Keeler did not hesitate to reexamine his design tenets in the wake of the catastrophe. “Half measures of protection will not serve,” he wrote at the time. “Let Berkeley citizens prove themselves men and women of vision who dare to face the problems in a big way and build for the future and avoid the mistakes of the past.”
In the aftermath, replacement homes were built with fire-resistant stucco siding and clay tile roofs, creating a delineation in house design that marks the path of the fire to this day.
But lessons of disaster fade with time. In 1991, fire struck the East Bay hills again, this time at the Berkeley-Oakland border, killing 25 people and destroying more than 3,000 homes. In the aftermath, houses with redwood shingle siding and split shake roofs once again caught much of the blame for the ferocity of the fire. The similarities didn’t end there. In both cases, dense urban forest comprised of volatile species like blue gum eucalyptus and Monterey pine contributed to catastrophe. Both fires occurred on unseasonably warm, dry fall days. And both were propelled by hot, gusty winds from the northeast. In both cases, the fire was only contained when these winds subsided or reversed.
In her book about the 1991 fire, Firestorm!, journalist Margaret Sullivan points to another common factor, “that of surprise: disbelief that the security of one’s established, built community could be so susceptible to the forces
of nature.”
The natural disaster that has (perhaps until recently) been most closely associated with California is the earthquake. When it comes to “the Big One,” every Bay Area resident knows it’s not a matter of if but when. We don’t view fire with the same inevitability, despite historical evidence to the contrary. (In 1905, long before the hills above Berkeley were packed with houses, a wildfire burned from Grizzly Peak across Strawberry Canyon and to the edge of campus before it was stopped.)
With climate change drying out our state and more people living in harm’s way, the risk is greater than ever, says Scott Stephens, Berkeley professor of wildland fire sciences. And weather conditions like those experienced during the 1923 and 1991 fires can make containment nearly impossible for firefighters. “But in my opinion,” he says, “the fuel conditions of the wildland and domestic vegetation and the way we build is still 80 percent of the problem. There are important things that can be done today to mitigate a Camp Fire–type event here in the East Bay.”

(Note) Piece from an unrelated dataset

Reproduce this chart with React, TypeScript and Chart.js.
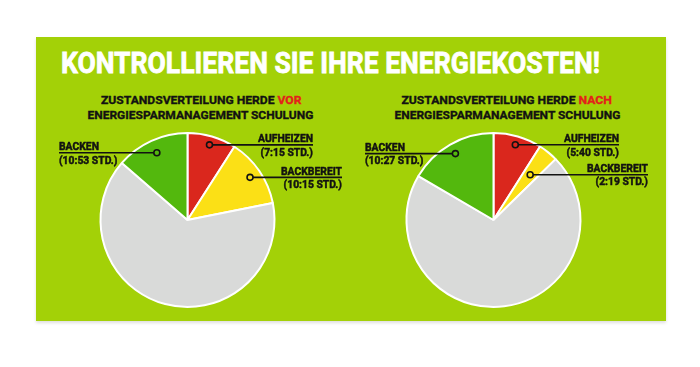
import React, { useEffect, useLayoutEffect, useRef } from "react";
import { Chart, registerables } from "chart.js";

Chart.register(...registerables);

// ---------- data ----------
const categories = ["Aufheizen", "Backbereit", "Aus", "Backen"];
const vorHours = [7.25, 10.25, 51.6, 10.883];
const nachHours = [5.667, 2.317, 44.6, 10.45];
const labelNames = ["AUFHEIZEN", "BACKBEREIT", "", "BACKEN"];
const vorTimes = ["(7:15 STD.)", "(10:15 STD.)", "", "(10:53 STD.)"];
const nachTimes = ["(5:40 STD.)", "(2:19 STD.)", "", "(10:27 STD.)"];
const mainTitle = "KONTROLLIEREN SIE IHRE ENERGIEKOSTEN!";
const subTitleStart = "ZUSTANDSVERTEILUNG HERDE ";
const subTitleVor = "VOR";
const subTitleNach = "NACH";
const subTitleLine2 = "ENERGIESPARMANAGEMENT SCHULUNG";

// ---------- styles ----------
const sliceColors = ["#da271d", "#fbe016", "#d9dad9", "#53b80d"];
const BG = "#a3d107";
const TEXT = "#121212";
const RED = "#e2221b";
const LABEL_FONT = "bold 11.5px Roboto";
const LABEL_SCALE = 0.9;

type LabelCfg = { textOffset: number; depth: number } | null;
const vorLayout: LabelCfg[] = [
  { textOffset: 125.5, depth: 0.9 },
  { textOffset: 154.5, depth: 0.87 },
  null,
  { textOffset: -128.5, depth: 0.85 },
];
const nachLayout: LabelCfg[] = [
  { textOffset: 125.5, depth: 0.9 },
  { textOffset: 154.5, depth: 0.67 },
  null,
  { textOffset: -128.5, depth: 0.88 },
];

function drawScaled(ctx: CanvasRenderingContext2D, text: string, x: number, y: number, align: CanvasTextAlign) {
  ctx.save();
  ctx.translate(x, y);
  ctx.scale(LABEL_SCALE, 1);
  ctx.textAlign = align;
  ctx.textBaseline = "alphabetic";
  ctx.lineWidth = 0.5;
  ctx.strokeStyle = TEXT;
  ctx.lineJoin = "round";
  ctx.strokeText(text, 0, 0);
  ctx.fillText(text, 0, 0);
  ctx.restore();
}

function leaderPlugin(names: string[], times: string[], layout: LabelCfg[]) {
  return {
    id: "leaders",
    afterDatasetsDraw(chart: any) {
      const ctx: CanvasRenderingContext2D = chart.ctx;
      const meta = chart.getDatasetMeta(0);
      meta.data.forEach((arc: any, i: number) => {
        const cfg = layout[i];
        if (!cfg) return;
        const p = arc.getProps(["x", "y", "startAngle", "endAngle", "outerRadius"], true);
        const mid = (p.startAngle + p.endAngle) / 2;
        const px = p.x + Math.cos(mid) * p.outerRadius * cfg.depth;
        const py = p.y + Math.sin(mid) * p.outerRadius * cfg.depth;
        const ax = p.x + cfg.textOffset;
        ctx.save();
        ctx.strokeStyle = TEXT;
        ctx.lineWidth = 1.6;
        ctx.beginPath();
        ctx.moveTo(px, py);
        ctx.lineTo(ax, py);
        ctx.stroke();
        ctx.beginPath();
        ctx.arc(px, py, 3, 0, Math.PI * 2);
        ctx.fillStyle = sliceColors[i];
        ctx.fill();
        ctx.stroke();
        ctx.fillStyle = TEXT;
        ctx.font = LABEL_FONT;
        const align: CanvasTextAlign = cfg.textOffset < 0 ? "left" : "right";
        drawScaled(ctx, names[i], ax, py - 2.5, align);
        drawScaled(ctx, times[i], ax, py + 10.8, align);
        ctx.restore();
      });
    },
  };
}

function PieChart(props: {
  values: number[];
  times: string[];
  layout: LabelCfg[];
  padding: { left: number; right: number; top: number; bottom: number };
  left: number;
  top: number;
}) {
  const ref = useRef<HTMLCanvasElement>(null);
  useEffect(() => {
    const chart = new Chart(ref.current as HTMLCanvasElement, {
      type: "pie",
      data: {
        labels: categories,
        datasets: [
          {
            data: props.values,
            backgroundColor: sliceColors,
            borderColor: "#ffffff",
            borderWidth: 2,
            radius: 87,
          } as any,
        ],
      },
      options: {
        responsive: false,
        animation: false,
        events: [],
        layout: { padding: props.padding },
        plugins: { legend: { display: false }, tooltip: { enabled: false } },
      },
      plugins: [leaderPlugin(labelNames, props.times, props.layout)],
    });
    return () => chart.destroy();
  }, []);
  return (
    <canvas
      ref={ref}
      width={315}
      height={230}
      style={{ position: "absolute", left: props.left, top: props.top, width: 315, height: 230 }}
    />
  );
}

function Fit(props: { width: number; origin: string; style?: React.CSSProperties; children: React.ReactNode }) {
  const ref = useRef<HTMLSpanElement>(null);
  useLayoutEffect(() => {
    const el = ref.current;
    if (!el) return;
    el.style.transform = "none";
    const w = el.offsetWidth;
    if (w > 0) el.style.transform = `scaleX(${props.width / w})`;
  });
  return (
    <span
      ref={ref}
      style={{ display: "inline-block", whiteSpace: "nowrap", transformOrigin: props.origin, ...props.style }}
    >
      {props.children}
    </span>
  );
}

function SubTitle(props: { center: number; word: string; w1: number; w2: number }) {
  const common: React.CSSProperties = {
    position: "absolute",
    left: props.center - 200,
    width: 400,
    textAlign: "center",
    font: "700 11.5px Roboto",
    lineHeight: "15px",
    color: TEXT,
    WebkitTextStroke: "0.35px currentColor",
  };
  return (
    <>
      <div style={{ ...common, top: 93 }}>
        <Fit width={props.w1} origin="center">
          {subTitleStart}
          <span style={{ color: RED }}>{props.word}</span>
        </Fit>
      </div>
      <div style={{ ...common, top: 108 }}>
        <Fit width={props.w2} origin="center">
          {subTitleLine2}
        </Fit>
      </div>
    </>
  );
}

export default function App() {
  return (
    <div
      style={{
        position: "fixed",
        left: 0,
        top: 0,
        width: 700,
        height: 367,
        background: "#ffffff",
        overflow: "hidden",
        fontFamily: "Roboto, sans-serif",
      }}
    >
      <div
        style={{
          position: "absolute",
          left: 36,
          top: 37,
          width: 630,
          height: 284,
          background: BG,
          boxShadow: "0 2px 3px rgba(0,0,0,0.13)",
        }}
      />
      <div
        style={{
          position: "absolute",
          left: 61,
          top: 49,
          font: "700 29px Roboto",
          lineHeight: "29px",
          color: "#ffffff",
          WebkitTextStroke: "0.8px #ffffff",
        }}
      >
        <Fit width={539} origin="left">
          {mainTitle}
        </Fit>
      </div>
      <SubTitle center={200.8} word={subTitleVor} w1={200} w2={226} />
      <SubTitle center={507} word={subTitleNach} w1={210} w2={226} />
      <PieChart
        values={vorHours}
        times={vorTimes}
        layout={vorLayout}
        padding={{ left: 0, right: 12, top: 30, bottom: 0 }}
        left={36}
        top={90}
      />
      <PieChart
        values={nachHours}
        times={nachTimes}
        layout={nachLayout}
        padding={{ left: 0, right: 30, top: 30, bottom: 0 }}
        left={351}
        top={90}
      />
    </div>
  );
}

Among other projects, Stephens is promoting an initiative modeled on the UC agriculture extension program that, for the last 75 years, has shared new knowledge and scientific research with farmers around the state. “We should do this for fire,” he says. “I think it would make a difference.” Each county would have an assigned expert to work with city councils, boards of supervisors, nonprofits, and fire safety councils to help build location-specific approaches to preparing for and responding to fire.
Such a program would also help remind Bay Area residents that when the next Big One comes, its source may not be shifting tectonic plates, but a tiny spark in the grass fanned by hot, dry wind.